Exercise directions
Restate the full listing word for word and leave the pictures out.

Data block
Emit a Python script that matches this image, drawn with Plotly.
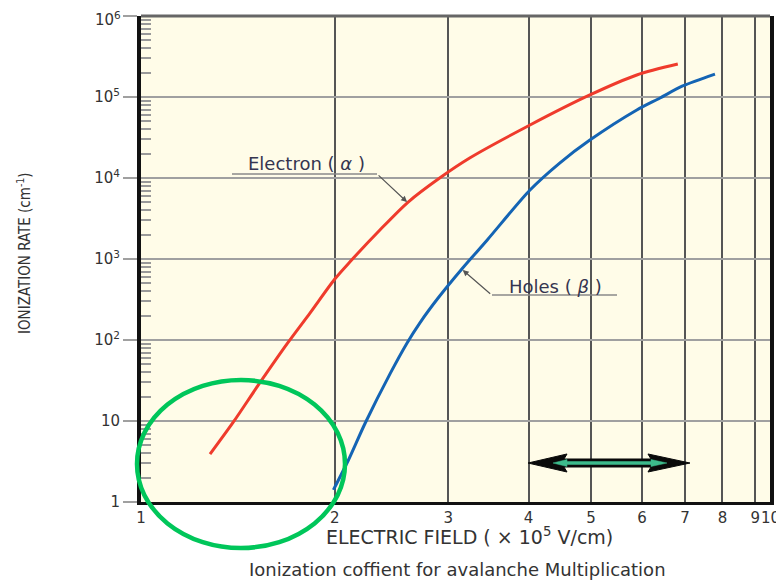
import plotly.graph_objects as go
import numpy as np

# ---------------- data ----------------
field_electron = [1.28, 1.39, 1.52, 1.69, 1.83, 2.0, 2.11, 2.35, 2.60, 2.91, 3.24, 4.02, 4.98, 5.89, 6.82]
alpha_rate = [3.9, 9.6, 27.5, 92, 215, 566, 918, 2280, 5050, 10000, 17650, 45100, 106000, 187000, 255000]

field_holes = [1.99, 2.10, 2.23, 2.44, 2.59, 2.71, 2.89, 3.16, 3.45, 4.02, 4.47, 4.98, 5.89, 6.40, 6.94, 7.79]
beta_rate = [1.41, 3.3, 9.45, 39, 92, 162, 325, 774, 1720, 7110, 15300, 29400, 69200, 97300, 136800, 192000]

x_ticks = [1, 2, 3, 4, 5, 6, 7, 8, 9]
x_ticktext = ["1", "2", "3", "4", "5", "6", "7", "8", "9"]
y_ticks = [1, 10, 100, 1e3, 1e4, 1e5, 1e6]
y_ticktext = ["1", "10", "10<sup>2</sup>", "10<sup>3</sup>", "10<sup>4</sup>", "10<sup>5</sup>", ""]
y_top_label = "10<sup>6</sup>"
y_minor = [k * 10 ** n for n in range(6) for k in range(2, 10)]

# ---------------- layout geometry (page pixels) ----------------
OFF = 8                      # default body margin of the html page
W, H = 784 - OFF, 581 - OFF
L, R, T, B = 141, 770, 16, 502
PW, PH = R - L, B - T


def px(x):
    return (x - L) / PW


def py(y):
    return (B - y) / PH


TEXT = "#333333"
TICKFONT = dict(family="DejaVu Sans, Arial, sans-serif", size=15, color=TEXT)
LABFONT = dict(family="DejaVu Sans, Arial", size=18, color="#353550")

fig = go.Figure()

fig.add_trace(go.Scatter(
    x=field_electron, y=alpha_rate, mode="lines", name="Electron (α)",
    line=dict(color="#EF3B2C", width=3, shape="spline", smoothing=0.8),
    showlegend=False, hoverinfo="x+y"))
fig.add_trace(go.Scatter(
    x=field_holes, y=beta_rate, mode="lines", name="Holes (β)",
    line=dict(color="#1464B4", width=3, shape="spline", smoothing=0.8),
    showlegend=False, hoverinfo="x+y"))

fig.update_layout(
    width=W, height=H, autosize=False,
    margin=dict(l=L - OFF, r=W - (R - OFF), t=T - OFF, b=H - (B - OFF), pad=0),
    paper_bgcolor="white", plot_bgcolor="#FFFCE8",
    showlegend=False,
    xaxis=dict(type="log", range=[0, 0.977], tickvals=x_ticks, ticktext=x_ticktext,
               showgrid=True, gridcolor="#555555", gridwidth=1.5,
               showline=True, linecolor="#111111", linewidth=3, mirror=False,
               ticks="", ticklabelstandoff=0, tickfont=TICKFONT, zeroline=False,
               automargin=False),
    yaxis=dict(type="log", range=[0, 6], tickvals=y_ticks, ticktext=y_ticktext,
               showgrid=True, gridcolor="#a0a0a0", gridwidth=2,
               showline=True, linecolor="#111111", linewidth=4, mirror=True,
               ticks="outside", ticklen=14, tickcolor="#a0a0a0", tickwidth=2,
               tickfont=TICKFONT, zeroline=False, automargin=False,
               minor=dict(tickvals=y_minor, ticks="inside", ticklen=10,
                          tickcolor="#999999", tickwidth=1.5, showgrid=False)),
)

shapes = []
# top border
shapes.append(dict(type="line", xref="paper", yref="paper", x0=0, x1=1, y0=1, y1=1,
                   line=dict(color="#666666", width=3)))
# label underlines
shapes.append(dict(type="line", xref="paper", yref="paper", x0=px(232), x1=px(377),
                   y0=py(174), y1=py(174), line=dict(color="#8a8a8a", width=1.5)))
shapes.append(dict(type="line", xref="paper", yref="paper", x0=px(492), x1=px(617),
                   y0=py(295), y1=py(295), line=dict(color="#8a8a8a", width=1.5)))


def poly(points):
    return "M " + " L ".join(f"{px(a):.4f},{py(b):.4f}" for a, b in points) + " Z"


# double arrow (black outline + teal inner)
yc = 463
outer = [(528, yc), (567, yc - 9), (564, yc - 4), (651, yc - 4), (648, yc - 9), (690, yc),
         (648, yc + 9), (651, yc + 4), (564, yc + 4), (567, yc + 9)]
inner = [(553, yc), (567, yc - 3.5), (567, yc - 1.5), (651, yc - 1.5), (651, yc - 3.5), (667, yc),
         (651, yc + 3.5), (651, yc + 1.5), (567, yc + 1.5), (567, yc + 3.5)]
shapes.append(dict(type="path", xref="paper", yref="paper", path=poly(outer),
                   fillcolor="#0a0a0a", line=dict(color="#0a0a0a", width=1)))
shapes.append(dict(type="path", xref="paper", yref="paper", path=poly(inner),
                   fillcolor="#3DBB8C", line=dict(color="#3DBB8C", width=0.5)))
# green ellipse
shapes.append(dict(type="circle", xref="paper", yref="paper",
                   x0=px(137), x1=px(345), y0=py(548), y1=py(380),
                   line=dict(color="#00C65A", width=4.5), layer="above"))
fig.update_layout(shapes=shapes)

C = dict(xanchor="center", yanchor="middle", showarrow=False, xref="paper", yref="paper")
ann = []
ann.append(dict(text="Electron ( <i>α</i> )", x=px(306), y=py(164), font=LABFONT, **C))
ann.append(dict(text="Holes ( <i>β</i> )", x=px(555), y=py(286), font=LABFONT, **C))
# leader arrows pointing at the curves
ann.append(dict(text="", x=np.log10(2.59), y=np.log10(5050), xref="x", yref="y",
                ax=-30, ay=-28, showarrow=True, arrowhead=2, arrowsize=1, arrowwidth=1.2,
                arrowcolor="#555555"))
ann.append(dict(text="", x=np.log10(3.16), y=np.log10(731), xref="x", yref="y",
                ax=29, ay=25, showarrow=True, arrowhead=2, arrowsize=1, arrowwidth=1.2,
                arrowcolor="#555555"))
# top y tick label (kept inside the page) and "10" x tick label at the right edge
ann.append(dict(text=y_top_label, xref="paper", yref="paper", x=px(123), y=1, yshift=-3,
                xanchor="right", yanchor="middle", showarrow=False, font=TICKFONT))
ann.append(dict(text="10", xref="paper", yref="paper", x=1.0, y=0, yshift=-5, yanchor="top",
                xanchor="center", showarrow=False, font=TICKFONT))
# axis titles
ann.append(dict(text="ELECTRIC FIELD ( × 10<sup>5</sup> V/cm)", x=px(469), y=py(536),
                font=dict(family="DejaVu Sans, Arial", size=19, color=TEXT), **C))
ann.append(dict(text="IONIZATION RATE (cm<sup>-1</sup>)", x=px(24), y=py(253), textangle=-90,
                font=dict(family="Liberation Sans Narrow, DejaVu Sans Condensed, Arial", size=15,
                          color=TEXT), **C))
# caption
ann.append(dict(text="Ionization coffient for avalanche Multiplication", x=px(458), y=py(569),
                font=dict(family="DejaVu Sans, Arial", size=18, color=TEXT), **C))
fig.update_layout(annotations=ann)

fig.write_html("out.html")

Solution to this task
Emit a Python script that matches this image, drawn with Plotly.
import plotly.graph_objects as go
import numpy as np

# ---------------- data ----------------
field_electron = [1.28, 1.39, 1.52, 1.69, 1.83, 2.0, 2.11, 2.35, 2.60, 2.91, 3.24, 4.02, 4.98, 5.89, 6.82]
alpha_rate = [3.9, 9.6, 27.5, 92, 215, 566, 918, 2280, 5050, 10000, 17650, 45100, 106000, 187000, 255000]

field_holes = [1.99, 2.10, 2.23, 2.44, 2.59, 2.71, 2.89, 3.16, 3.45, 4.02, 4.47, 4.98, 5.89, 6.40, 6.94, 7.79]
beta_rate = [1.41, 3.3, 9.45, 39, 92, 162, 325, 774, 1720, 7110, 15300, 29400, 69200, 97300, 136800, 192000]

x_ticks = [1, 2, 3, 4, 5, 6, 7, 8, 9]
x_ticktext = ["1", "2", "3", "4", "5", "6", "7", "8", "9"]
y_ticks = [1, 10, 100, 1e3, 1e4, 1e5, 1e6]
y_ticktext = ["1", "10", "10<sup>2</sup>", "10<sup>3</sup>", "10<sup>4</sup>", "10<sup>5</sup>", ""]
y_top_label = "10<sup>6</sup>"
y_minor = [k * 10 ** n for n in range(6) for k in range(2, 10)]

# ---------------- layout geometry (page pixels) ----------------
OFF = 8                      # default body margin of the html page
W, H = 784 - OFF, 581 - OFF
L, R, T, B = 141, 770, 16, 502
PW, PH = R - L, B - T


def px(x):
    return (x - L) / PW


def py(y):
    return (B - y) / PH


TEXT = "#333333"
TICKFONT = dict(family="DejaVu Sans, Arial, sans-serif", size=15, color=TEXT)
LABFONT = dict(family="DejaVu Sans, Arial", size=18, color="#353550")

fig = go.Figure()

fig.add_trace(go.Scatter(
    x=field_electron, y=alpha_rate, mode="lines", name="Electron (α)",
    line=dict(color="#EF3B2C", width=3, shape="spline", smoothing=0.8),
    showlegend=False, hoverinfo="x+y"))
fig.add_trace(go.Scatter(
    x=field_holes, y=beta_rate, mode="lines", name="Holes (β)",
    line=dict(color="#1464B4", width=3, shape="spline", smoothing=0.8),
    showlegend=False, hoverinfo="x+y"))

fig.update_layout(
    width=W, height=H, autosize=False,
    margin=dict(l=L - OFF, r=W - (R - OFF), t=T - OFF, b=H - (B - OFF), pad=0),
    paper_bgcolor="white", plot_bgcolor="#FFFCE8",
    showlegend=False,
    xaxis=dict(type="log", range=[0, 0.977], tickvals=x_ticks, ticktext=x_ticktext,
               showgrid=True, gridcolor="#555555", gridwidth=1.5,
               showline=True, linecolor="#111111", linewidth=3, mirror=False,
               ticks="", ticklabelstandoff=0, tickfont=TICKFONT, zeroline=False,
               automargin=False),
    yaxis=dict(type="log", range=[0, 6], tickvals=y_ticks, ticktext=y_ticktext,
               showgrid=True, gridcolor="#a0a0a0", gridwidth=2,
               showline=True, linecolor="#111111", linewidth=4, mirror=True,
               ticks="outside", ticklen=14, tickcolor="#a0a0a0", tickwidth=2,
               tickfont=TICKFONT, zeroline=False, automargin=False,
               minor=dict(tickvals=y_minor, ticks="inside", ticklen=10,
                          tickcolor="#999999", tickwidth=1.5, showgrid=False)),
)

shapes = []
# top border
shapes.append(dict(type="line", xref="paper", yref="paper", x0=0, x1=1, y0=1, y1=1,
                   line=dict(color="#666666", width=3)))
# label underlines
shapes.append(dict(type="line", xref="paper", yref="paper", x0=px(232), x1=px(377),
                   y0=py(174), y1=py(174), line=dict(color="#8a8a8a", width=1.5)))
shapes.append(dict(type="line", xref="paper", yref="paper", x0=px(492), x1=px(617),
                   y0=py(295), y1=py(295), line=dict(color="#8a8a8a", width=1.5)))


def poly(points):
    return "M " + " L ".join(f"{px(a):.4f},{py(b):.4f}" for a, b in points) + " Z"


# double arrow (black outline + teal inner)
yc = 463
outer = [(528, yc), (567, yc - 9), (564, yc - 4), (651, yc - 4), (648, yc - 9), (690, yc),
         (648, yc + 9), (651, yc + 4), (564, yc + 4), (567, yc + 9)]
inner = [(553, yc), (567, yc - 3.5), (567, yc - 1.5), (651, yc - 1.5), (651, yc - 3.5), (667, yc),
         (651, yc + 3.5), (651, yc + 1.5), (567, yc + 1.5), (567, yc + 3.5)]
shapes.append(dict(type="path", xref="paper", yref="paper", path=poly(outer),
                   fillcolor="#0a0a0a", line=dict(color="#0a0a0a", width=1)))
shapes.append(dict(type="path", xref="paper", yref="paper", path=poly(inner),
                   fillcolor="#3DBB8C", line=dict(color="#3DBB8C", width=0.5)))
# green ellipse
shapes.append(dict(type="circle", xref="paper", yref="paper",
                   x0=px(137), x1=px(345), y0=py(548), y1=py(380),
                   line=dict(color="#00C65A", width=4.5), layer="above"))
fig.update_layout(shapes=shapes)

C = dict(xanchor="center", yanchor="middle", showarrow=False, xref="paper", yref="paper")
ann = []
ann.append(dict(text="Electron ( <i>α</i> )", x=px(306), y=py(164), font=LABFONT, **C))
ann.append(dict(text="Holes ( <i>β</i> )", x=px(555), y=py(286), font=LABFONT, **C))
# leader arrows pointing at the curves
ann.append(dict(text="", x=np.log10(2.59), y=np.log10(5050), xref="x", yref="y",
                ax=-30, ay=-28, showarrow=True, arrowhead=2, arrowsize=1, arrowwidth=1.2,
                arrowcolor="#555555"))
ann.append(dict(text="", x=np.log10(3.16), y=np.log10(731), xref="x", yref="y",
                ax=29, ay=25, showarrow=True, arrowhead=2, arrowsize=1, arrowwidth=1.2,
                arrowcolor="#555555"))
# top y tick label (kept inside the page) and "10" x tick label at the right edge
ann.append(dict(text=y_top_label, xref="paper", yref="paper", x=px(123), y=1, yshift=-3,
                xanchor="right", yanchor="middle", showarrow=False, font=TICKFONT))
ann.append(dict(text="10", xref="paper", yref="paper", x=1.0, y=0, yshift=-5, yanchor="top",
                xanchor="center", showarrow=False, font=TICKFONT))
# axis titles
ann.append(dict(text="ELECTRIC FIELD ( × 10<sup>5</sup> V/cm)", x=px(469), y=py(536),
                font=dict(family="DejaVu Sans, Arial", size=19, color=TEXT), **C))
ann.append(dict(text="IONIZATION RATE (cm<sup>-1</sup>)", x=px(24), y=py(253), textangle=-90,
                font=dict(family="Liberation Sans Narrow, DejaVu Sans Condensed, Arial", size=15,
                          color=TEXT), **C))
# caption
ann.append(dict(text="Ionization coffient for avalanche Multiplication", x=px(458), y=py(569),
                font=dict(family="DejaVu Sans, Arial", size=18, color=TEXT), **C))
fig.update_layout(annotations=ann)

fig.write_html("out.html")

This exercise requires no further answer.